The platitudes of grief are many and frequent. No loss can occur without trite words or empty wishes. Yet even the most generic of those condolences holds a grain of truth… it gets easier. The rawness fades, softened by the years and memories that build atop it. Each new experience and season offers distance from the pain, giving it a chance to drift to the background, where it becomes an echo instead of a shout.
“To live in the heart we leave behind is not to die.” – Thomas Campbell
A new struggle
Now, I find myself facing a new challenge. How do I introduce my children to an echo? My girls are young and steeped in the family that surrounds them – family that is missing a vital presence that helped shape their mother.
I tell the stories and share the pictures, yet the substance of my memories are hard to convey. They will never know the power of that man, or how his simple smile could light my day. They will never have impromptu midnight cocoa while staring at the stars, sharing jokes and listening to the sounds of the desert – at least not with him. They will never feel the freedom, or fear, of riding shotgun on a rickety mountain path, trusting only in his ability to steer a truck too wide for the road. They won’t know his bearded face or sparkling eyes… at least not like I did, or how a grandchild should.

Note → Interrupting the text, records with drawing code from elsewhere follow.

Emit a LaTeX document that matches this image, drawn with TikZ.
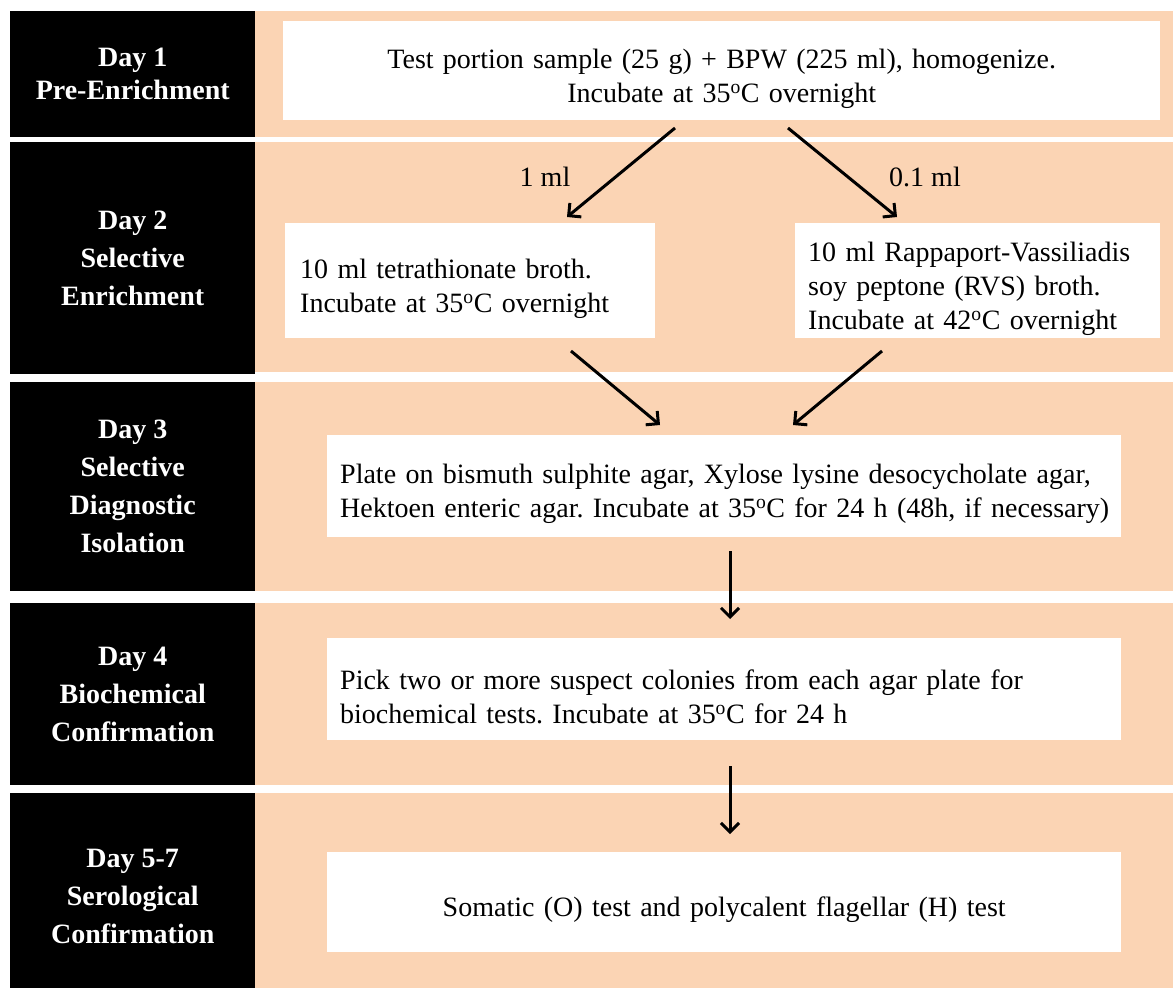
\documentclass[tikz,border=0pt]{standalone}
\usepackage{fontspec}
\setmainfont{Liberation Serif}
\usetikzlibrary{arrows.meta}
\definecolor{peach}{HTML}{FBD4B4}
\newcommand{\dgr}{\textsuperscript{o}}
\frenchspacing
\begin{document}
\begin{tikzpicture}[x=1pt,y=-1pt,
  hdr/.style={fill=black,text=white,font=\fontsize{28}{38}\selectfont\bfseries,
    align=center,minimum width=245pt,inner sep=0pt,anchor=north west},
  wbox/.style={fill=white,inner xsep=13pt,inner ysep=0pt,align=left,
    anchor=north west,font=\fontsize{28}{34}\selectfont,
    execute at begin node={\rule{0pt}{35pt}}},
  flow/.style={line width=3pt,-{Straight Barb[length=9pt,width=18pt]}},
  lbl/.style={font=\fontsize{28}{34}\selectfont,inner sep=0pt}]

\useasboundingbox (0,0) rectangle (1173,988);
\fill[white] (0,0) rectangle (1173,988);

% peach bands
\fill[peach] (255,11) rectangle (1173,137);
\fill[peach] (255,142) rectangle (1173,372);
\fill[peach] (255,382) rectangle (1173,591);
\fill[peach] (255,603) rectangle (1173,785);
\fill[peach] (255,793) rectangle (1173,1000);

% headers
\node[hdr,minimum height=126pt,font=\fontsize{28}{33}\selectfont\bfseries] (h1) at (10,11) {Day 1\\Pre-Enrichment};
\node[hdr,minimum height=232pt] (h2) at (10,142) {Day 2\\Selective\\Enrichment};
\node[hdr,minimum height=209pt] (h3) at (10,382) {Day 3\\Selective\\Diagnostic\\Isolation};
\node[hdr,minimum height=182pt] (h4) at (10,603) {Day 4\\Biochemical\\Confirmation};
\node[hdr,minimum height=207pt] (h5) at (10,793) {Day 5-7\\Serological\\Confirmation};

% boxes
\node[wbox,text width=851pt,align=center,minimum height=99pt] (b1) at (283,21)
  {\mbox{Test portion sample (25 g) + BPW (225 ml), homogenize.}\\\mbox{Incubate at 35\dgr C overnight}};
\node[wbox,inner xsep=15pt,text width=340pt,minimum height=115pt] (b2l) at (285,223)
  {\mbox{10 ml tetrathionate broth.}\\\mbox{Incubate at 35\dgr C overnight}};
\node[wbox,text width=339pt,minimum height=115pt] (b2r) at (795,223)
  {\mbox{10 ml Rappaport-Vassiliadis}\\\mbox{soy peptone (RVS) broth.}\\\mbox{Incubate at 42\dgr C overnight}};
\node[wbox,text width=768pt,minimum height=102pt] (b3) at (327,435)
  {\mbox{Plate on bismuth sulphite agar, Xylose lysine desocycholate agar,}\\\mbox{Hektoen enteric agar. Incubate at 35\dgr C for 24 h (48h, if necessary)}};
\node[wbox,text width=768pt,minimum height=102pt] (b4) at (327,638)
  {\mbox{Pick two or more suspect colonies from each agar plate for}\\\mbox{biochemical tests. Incubate at 35\dgr C for 24 h}};
\node[wbox,text width=768pt,align=center,minimum height=100pt] (b5) at (327,852)
  {\mbox{Somatic (O) test and polycalent flagellar (H) test}};

% labels
\node[lbl] (l1) at (545,177) {1 ml};
\node[lbl] (l2) at (925,177) {0.1 ml};

% arrow end points
\coordinate (a1s) at (675,128); \coordinate (a1e) at (567,217);
\coordinate (a2s) at (788,128); \coordinate (a2e) at (897,217);
\coordinate (a3s) at (571,351); \coordinate (a3e) at (660,425);
\coordinate (a4s) at (882,351); \coordinate (a4e) at (793,425);
\coordinate (a5s) at (730,551); \coordinate (a5e) at (730,619);
\coordinate (a6s) at (730,766); \coordinate (a6e) at (730,834);

\draw[flow] (a1s) -- (a1e);
\draw[flow] (a2s) -- (a2e);
\draw[flow] (a3s) -- (a3e);
\draw[flow] (a4s) -- (a4e);
\draw[flow] (a5s) -- (a5e);
\draw[flow] (a6s) -- (a6e);
\end{tikzpicture}
\end{document}
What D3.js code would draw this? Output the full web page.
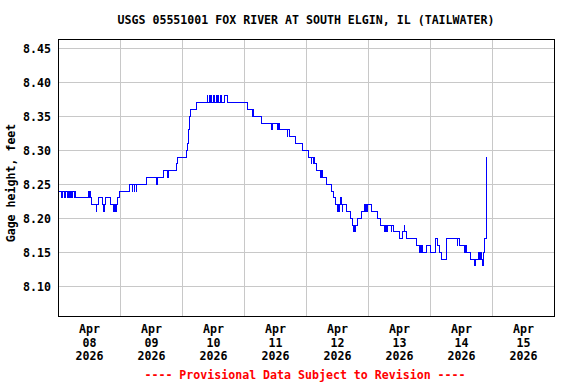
<!DOCTYPE html>
<html><head><meta charset="utf-8">
<script src="https://cdn.jsdelivr.net/npm/d3@7"></script>
<style>
body{margin:0;background:#fff}
svg{display:block}
text{font-family:"DejaVu Sans Mono","Liberation Mono",monospace;font-weight:bold;font-size:11.6px}
</style>
</head><body><svg id="c" width="576" height="384"></svg>
<script>
const title = "USGS 05551001 FOX RIVER AT SOUTH ELGIN, IL (TAILWATER)";
const yLabel = "Gage height, feet";
const footer = "---- Provisional Data Subject to Revision ----";
const yTicks = [8.10, 8.15, 8.20, 8.25, 8.30, 8.35, 8.40, 8.45];
const xTickDates = ["2026-04-08","2026-04-09","2026-04-10","2026-04-11","2026-04-12","2026-04-13","2026-04-14","2026-04-15"];
const xDomain = ["2026-04-07 12:00","2026-04-15 12:00"];
const yDomain = [8.0563, 8.4637];

// readings (April day + time) where the gage height changes
const readingTimes = [
"07 12:00","07 13:30","07 13:45","07 14:30","07 14:45","07 15:30","07 15:45","07 16:00","07 16:15","07 16:30",
"07 16:45","07 17:15","07 17:30","07 18:15","07 18:30","07 18:45","07 23:45","08 00:15","08 00:30","08 00:45",
"08 01:00","08 02:45","08 03:00","08 03:45","08 05:15","08 05:45","08 06:00","08 06:15","08 08:15","08 09:30",
"08 09:45","08 10:15","08 10:30","08 11:00","08 11:45","08 15:45","08 16:45","08 17:00","08 17:30","08 17:45",
"08 18:15","08 18:30","08 22:15","09 02:15","09 02:30","09 04:45","09 06:30","09 06:45","09 09:45","09 10:15",
"09 13:45","09 14:15","09 14:30","09 14:45","09 15:00","09 15:15","09 17:45","09 21:45","09 22:00","09 22:45",
"09 23:00","09 23:15","09 23:30","10 00:00","10 00:15","10 00:30","10 00:45","10 01:15","10 01:30","10 01:45",
"10 02:00","10 03:00","10 03:15","10 04:30","10 05:45","10 13:30","10 15:15","10 15:30","10 15:45","10 18:45",
"10 22:45","10 23:00","11 01:00","11 01:15","11 01:45","11 04:45","11 05:00","11 05:30","11 07:45","11 10:30",
"11 13:00","11 14:00","11 14:15","11 14:45","11 15:00","11 15:15","11 16:00","11 17:45","11 18:00","11 18:30",
"11 20:00","11 21:45","11 22:30","11 23:15","12 00:00","12 00:15","12 00:45","12 01:00","12 01:30","12 01:45",
"12 02:00","12 02:15","12 03:30","12 05:15","12 06:00","12 06:30","12 06:45","12 07:00","12 07:15","12 08:00",
"12 09:30","12 10:45","12 11:00","12 11:15","12 11:30","12 11:45","12 13:30","12 15:45","12 17:00","12 18:15",
"12 18:30","12 18:45","12 19:00","12 19:15","12 19:30","12 21:00","12 21:15","12 21:45","13 00:15","13 01:30",
"13 02:00","13 02:15","13 03:00","13 06:45","13 08:00","13 08:15","13 08:30","13 08:45","13 09:00","13 10:45",
"13 12:15","13 14:15","13 15:00","13 15:45","13 16:30","13 18:15","13 22:30","13 22:45","13 23:30","14 01:15",
"14 01:45","14 02:00","14 03:45","14 05:15","14 05:30","14 06:45","14 07:00","14 07:15","14 07:30","14 07:45",
"14 08:00","14 08:15","14 08:45","14 09:15","14 09:45"
];
const gageHeights = [
8.24,8.23,8.24,8.23,8.24,8.23,8.24,8.23,8.24,8.23,
8.24,8.23,8.24,8.23,8.24,8.23,8.24,8.23,8.24,8.23,
8.22,8.21,8.22,8.23,8.22,8.21,8.22,8.23,8.22,8.21,
8.22,8.21,8.22,8.23,8.24,8.25,8.24,8.25,8.24,8.25,
8.24,8.25,8.26,8.25,8.26,8.27,8.26,8.27,8.28,8.29,
8.30,8.31,8.33,8.34,8.35,8.36,8.37,8.38,8.37,8.38,
8.37,8.38,8.37,8.38,8.37,8.38,8.37,8.38,8.37,8.38,
8.37,8.38,8.37,8.38,8.37,8.36,8.35,8.36,8.35,8.34,
8.33,8.34,8.33,8.34,8.33,8.32,8.33,8.32,8.31,8.30,
8.29,8.28,8.29,8.28,8.29,8.28,8.27,8.26,8.27,8.26,
8.25,8.24,8.23,8.22,8.21,8.22,8.21,8.22,8.23,8.22,
8.21,8.22,8.21,8.20,8.19,8.18,8.19,8.18,8.19,8.20,
8.21,8.22,8.21,8.22,8.21,8.22,8.21,8.20,8.19,8.18,
8.19,8.18,8.19,8.18,8.19,8.18,8.19,8.18,8.17,8.18,
8.19,8.18,8.17,8.16,8.15,8.16,8.15,8.16,8.15,8.16,
8.15,8.17,8.16,8.15,8.14,8.17,8.16,8.17,8.16,8.15,
8.16,8.15,8.14,8.13,8.14,8.15,8.14,8.15,8.14,8.15,
8.14,8.13,8.15,8.17,8.29
];

const parseFull = d3.timeParse("%Y-%m-%d %H:%M");
const parseDay = d3.timeParse("%Y-%m-%d");
const data = readingTimes.map((t, i) => ({ t: parseFull("2026-04-" + t), v: gageHeights[i] }));

const svg = d3.select("#c");
const L = 58, R = 554, T = 39, B = 316;
const x = d3.scaleTime().domain(xDomain.map(parseFull)).range([L, R]);
const y = d3.scaleLinear().domain(yDomain).range([B, T]);

// horizontal grid
svg.append("g").attr("transform", `translate(${L},0)`)
  .call(d3.axisLeft(y).tickValues(yTicks).tickSize(-(R - L)).tickFormat(""))
  .call(g => g.select(".domain").remove())
  .call(g => g.selectAll("line").attr("stroke", "#c8c8c8").attr("stroke-width", 1).attr("shape-rendering", "crispEdges"));

// vertical grid at noon
const noonTicks = xTickDates.slice(0, -1).map(d => d3.timeHour.offset(parseDay(d), 12));
svg.append("g").attr("transform", `translate(0,${B})`)
  .call(d3.axisBottom(x).tickValues(noonTicks).tickSize(-(B - T)).tickFormat(""))
  .call(g => g.select(".domain").remove())
  .call(g => g.selectAll("line").attr("stroke", "#c8c8c8").attr("stroke-width", 1).attr("shape-rendering", "crispEdges"));

// data line
const line = d3.line().x(d => x(d.t)).y(d => y(d.v)).curve(d3.curveStepAfter);
svg.append("path").datum(data).attr("d", line)
  .attr("fill", "none").attr("stroke", "#0000ff").attr("stroke-width", 1).attr("shape-rendering", "crispEdges");

// frame
svg.append("rect").attr("x", L + 0.5).attr("y", T + 0.5).attr("width", R - L).attr("height", B - T)
  .attr("fill", "none").attr("stroke", "#000").attr("stroke-width", 1).attr("shape-rendering", "crispEdges");

// y axis labels
svg.append("g").attr("transform", `translate(${L},0)`)
  .call(d3.axisLeft(y).tickValues(yTicks).tickSize(0).tickPadding(7).tickFormat(d3.format(".2f")))
  .call(g => g.select(".domain").remove())
  .call(g => g.selectAll("text").attr("fill", "#000").attr("font-size", null).attr("font-family", null).attr("dy", "0.36em"));

// x axis labels (three lines)
const fmtMon = d3.timeFormat("%b"), fmtDay = d3.timeFormat("%d"), fmtYr = d3.timeFormat("%Y");
const xg = svg.append("g").attr("transform", `translate(0,${B})`)
  .call(d3.axisBottom(x).tickValues(xTickDates.map(parseDay)).tickSize(0).tickFormat(""))
  .call(g => g.select(".domain").remove());
xg.selectAll(".tick").each(function(d) {
  const t = d3.select(this).select("text").attr("fill", "#000").attr("font-size", null).attr("font-family", null)
    .attr("y", 0).attr("dy", null);
  [[fmtMon(d), 17.3], [fmtDay(d), 30.7], [fmtYr(d), 44]].forEach(([s, yy]) => {
    t.append("tspan").attr("x", 0).attr("y", yy).text(s);
  });
});

// title, axis title, footer
svg.append("text").attr("x", (L + R) / 2).attr("y", 24).attr("text-anchor", "middle").text(title);
svg.append("text").attr("transform", "translate(15,183) rotate(-90)").attr("text-anchor", "middle").text(yLabel);
svg.append("text").attr("x", 305).attr("y", 379).attr("text-anchor", "middle").attr("fill", "#ff0000").text(footer);
</script>
</body></html>
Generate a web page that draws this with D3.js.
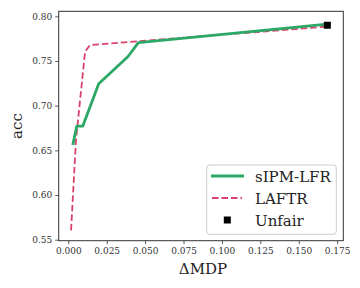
<!DOCTYPE html>
<html><head><meta charset="utf-8">
<script src="https://cdn.jsdelivr.net/npm/d3@7"></script>
<style>body{margin:0;background:#fff}svg{display:block}</style>
</head><body>
<script>
const sipmX = [0.0029, 0.0055, 0.0094, 0.0198, 0.0389, 0.0456, 0.1686];
const sipmY = [0.656, 0.677, 0.677, 0.7245, 0.755, 0.7705, 0.7912];
const laftrX = [0.0018, 0.0050, 0.0109, 0.0141, 0.1686];
const laftrY = [0.5605, 0.6615, 0.7604, 0.7679, 0.7886];
const unfairX = [0.1686];
const unfairY = [0.7900];
const xTicks = [0.000, 0.025, 0.050, 0.075, 0.100, 0.125, 0.150, 0.175];
const yTicks = [0.55, 0.60, 0.65, 0.70, 0.75, 0.80];
const legendLabels = ["sIPM-LFR", "LAFTR", "Unfair"];

const W = 360, H = 288;
const L = 58.7, R = 343.3, T = 11.3, B = 240.7;
const svg = d3.select("body").append("svg").attr("width", W).attr("height", H);
const x = d3.scaleLinear().domain([-0.00625, 0.179]).range([L, R]);
const y = d3.scaleLinear().domain([0.5489, 0.8056]).range([B, T]);
const font = "DejaVu Serif";

const xa = svg.append("g").attr("transform", `translate(0,${B})`)
  .call(d3.axisBottom(x).tickValues(xTicks).tickFormat(d3.format(".3f")).tickSizeOuter(0).tickSize(3.5).tickPadding(3));
const ya = svg.append("g").attr("transform", `translate(${L},0)`)
  .call(d3.axisLeft(y).tickValues(yTicks).tickFormat(d3.format(".2f")).tickSizeOuter(0).tickSize(3.5).tickPadding(3));
[xa, ya].forEach(a => {
  a.select(".domain").remove();
  a.selectAll("line").attr("stroke", "#333").attr("stroke-width", 0.8);
  a.selectAll("text").attr("font-family", font).attr("font-size", 9).attr("fill", "#333");
});
svg.append("rect").attr("x", L).attr("y", T).attr("width", R - L).attr("height", B - T)
  .attr("fill", "none").attr("stroke", "#333").attr("stroke-width", 1);

const line = d3.line().x(d => x(d[0])).y(d => y(d[1]));
svg.append("path").datum(laftrX.map((v, i) => [v, laftrY[i]])).attr("d", line)
  .attr("fill", "none").attr("stroke", "#d9426a").attr("stroke-width", 1.8).attr("stroke-dasharray", "6.5,3");
svg.append("path").datum(sipmX.map((v, i) => [v, sipmY[i]])).attr("d", line)
  .attr("fill", "none").attr("stroke", "#2ca866").attr("stroke-width", 2.8).attr("stroke-linejoin", "round");
svg.selectAll(".unf").data(unfairX.map((v, i) => [v, unfairY[i]])).enter().append("rect")
  .attr("x", d => x(d[0]) - 3.5).attr("y", d => y(d[1]) - 3.5).attr("width", 7).attr("height", 7).attr("fill", "#000");

// axis labels
svg.append("text").attr("x", (L + R) / 2 + 2).attr("y", 274).attr("text-anchor", "middle")
  .attr("font-family", font).attr("font-size", 15).attr("fill", "#222").text("ΔMDP");
svg.append("text").attr("transform", `translate(22,${(T + B) / 2}) rotate(-90)`).attr("text-anchor", "middle")
  .attr("font-family", font).attr("font-size", 15).attr("fill", "#222").text("acc");

// legend
const lg = svg.append("g");
lg.append("rect").attr("x", 206.7).attr("y", 165).attr("width", 129.6).attr("height", 69.3).attr("rx", 3)
  .attr("fill", "#fff").attr("fill-opacity", 0.8).attr("stroke", "#ccc").attr("stroke-width", 1);
const rows = [176, 198, 220];
lg.append("line").attr("x1", 211).attr("x2", 244).attr("y1", rows[0]).attr("y2", rows[0])
  .attr("stroke", "#2ca866").attr("stroke-width", 2.8);
lg.append("line").attr("x1", 212).attr("x2", 242).attr("y1", rows[1]).attr("y2", rows[1])
  .attr("stroke", "#d9426a").attr("stroke-width", 1.8).attr("stroke-dasharray", "6.5,3");
lg.append("rect").attr("x", 227.3 - 3.5).attr("y", rows[2] - 3.5).attr("width", 7).attr("height", 7).attr("fill", "#000");
legendLabels.forEach((t, i) => {
  lg.append("text").attr("x", 255).attr("y", rows[i] + 5.5).attr("font-family", font).attr("font-size", 15)
    .attr("fill", "#222").text(t);
});
</script>
</body></html>
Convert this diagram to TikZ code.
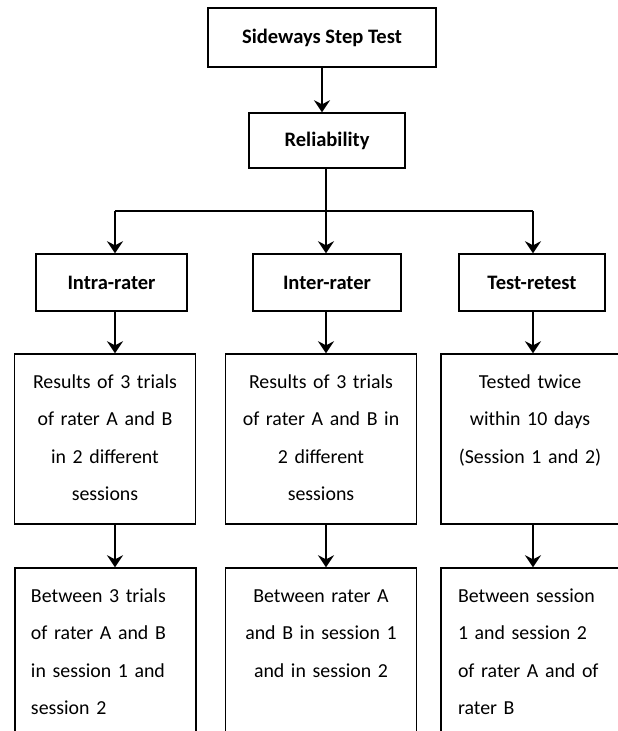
\documentclass[tikz,border=0pt]{standalone}
\usepackage{fontspec}
\setmainfont{Carlito}
\usetikzlibrary{arrows.meta}

\def\pxu{0.75pt}
\tikzset{
  box/.style={draw, line width=1.1pt, inner sep=0pt},
  head/.style={box, font=\fontsize{15.4}{18}\selectfont\bfseries},
  txt/.style={inner sep=0pt, font=\fontsize{14.9}{28.1}\selectfont},
}

\begin{document}
\begin{tikzpicture}[>={Stealth[length=9pt,width=12pt,inset=3pt]}, x=\pxu, y=\pxu, line width=1.1pt]
  \useasboundingbox (0,0) rectangle (617,-731);

  % Top of the tree
  \node[head, minimum width=228*\pxu, minimum height=59*\pxu] (sst) at (322,-37.5) {Sideways Step Test};
  \node[head, minimum width=156*\pxu, minimum height=55*\pxu] (rel) at (327,-140.5) {Reliability};

  % Three kinds of reliability
  \node[head, minimum width=151*\pxu, minimum height=57*\pxu] (intra) at (111.5,-282.5) {Intra-rater};
  \node[head, minimum width=148*\pxu, minimum height=57*\pxu] (inter) at (327,-282.5) {Inter-rater};
  \node[head, minimum width=146*\pxu, minimum height=57*\pxu] (test) at (532,-282.5) {Test-retest};

  % Procedure boxes
  \node[box, minimum width=181*\pxu, minimum height=170*\pxu] (resA) at (105,-439) {};
  \node[box, minimum width=191*\pxu, minimum height=170*\pxu] (resB) at (321,-439) {};
  \node[box, minimum width=178*\pxu, minimum height=170*\pxu] (resC) at (530,-439) {};
  \node[txt, anchor=north, align=center, text width=181*\pxu] at ([yshift=-8.3*\pxu]resA.north)
    {\strut Results of 3 trials\\of rater A and B\\in 2 different\\sessions};
  \node[txt, anchor=north, align=center, text width=191*\pxu] at ([yshift=-8.3*\pxu]resB.north)
    {\strut Results of 3 trials\\of rater A and B in\\2 different\\sessions};
  \node[txt, anchor=north, align=center, text width=178*\pxu] at ([yshift=-8.3*\pxu]resC.north)
    {\strut Tested twice\\within 10 days\\(Session 1 and 2)};

  % Comparison boxes
  \node[box, minimum width=181*\pxu, minimum height=170*\pxu] (betA) at (105.5,-653) {};
  \node[box, minimum width=191*\pxu, minimum height=170*\pxu] (betB) at (321,-653) {};
  \node[box, minimum width=178*\pxu, minimum height=170*\pxu] (betC) at (530,-653) {};
  \node[txt, anchor=north west, align=left, text width=170*\pxu] at ([xshift=16*\pxu,yshift=-8.3*\pxu]betA.north west)
    {\strut Between 3 trials\\of rater A and B\\in session 1 and\\session 2};
  \node[txt, anchor=north, align=center, text width=191*\pxu] at ([yshift=-8.3*\pxu]betB.north)
    {\strut Between rater A\\and B in session 1\\and in session 2};
  \node[txt, anchor=north west, align=left, text width=170*\pxu] at ([xshift=17*\pxu,yshift=-8.3*\pxu]betC.north west)
    {\strut Between session\\1 and session 2\\of rater A and of\\rater B};

  % Branch line
  \coordinate (brA) at (115,-211);
  \coordinate (brB) at (326,-211);
  \coordinate (brC) at (533,-211);
  \draw (brA) -- (brC);

  % Arrows
  \draw[->] (sst.south) -- (sst.south |- rel.north);
  \draw[->] (rel.south -| brB) -- (inter.north -| brB);
  \draw[->] (brA) -- (intra.north -| brA);
  \draw[->] (brC) -- (test.north -| brC);
  \draw[->] (intra.south -| brA) -- (resA.north -| brA);
  \draw[->] (inter.south -| brB) -- (resB.north -| brB);
  \draw[->] (test.south -| brC) -- (resC.north -| brC);
  \draw[->] (resA.south -| brA) -- (betA.north -| brA);
  \draw[->] (resB.south -| brB) -- (betB.north -| brB);
  \draw[->] (resC.south -| brC) -- (betC.north -| brC);
\end{tikzpicture}
\end{document}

His presence fills my childhood, yet its absence fills theirs – even if they will never know. They are blessed with four Grandparents plus Great Grandparents, who share their love and wisdom freely. I am grateful for this and thankful for them. Children need their Grandparents, those who offer the treats and reprieve a parent never can.
Yet even with this familial bounty, the child and mother in me wonders how different their lives would be if my father were still alive. What kind of Summers they would have with him by their side, or what mischief they would find together? I will never know… they will never know.
But I do know this: he would have loved them fiercely and wholly, the way only a Grandfather can. And that it is my job, as a daughter and a mother, to help them know that.
Ways to pass on remembrance
I have done a few things to help my girls know their Grandfather, and I plan to do more in the future. If you are struggling with this yourself, here are a few suggestions:
- Recreate traditions your loved one is known for – for us this includes reading ‘The Night Before Christmas’ on Christmas Eve, watching the stars, having donuts for breakfast on Christmas morning….
- Share stories of them
- Prepare your loved ones favorite food, and then tell them why it was special – or what made it special to you
- Show them the keepsakes you have kept
- Create a scrapbook to share
- Be honest with your kids about how you feel, who they were – and what happened. (Obviously, within age appropriate reason.)
Have you lost a loved one? A parent? How have you coped… and how do you help your child know them?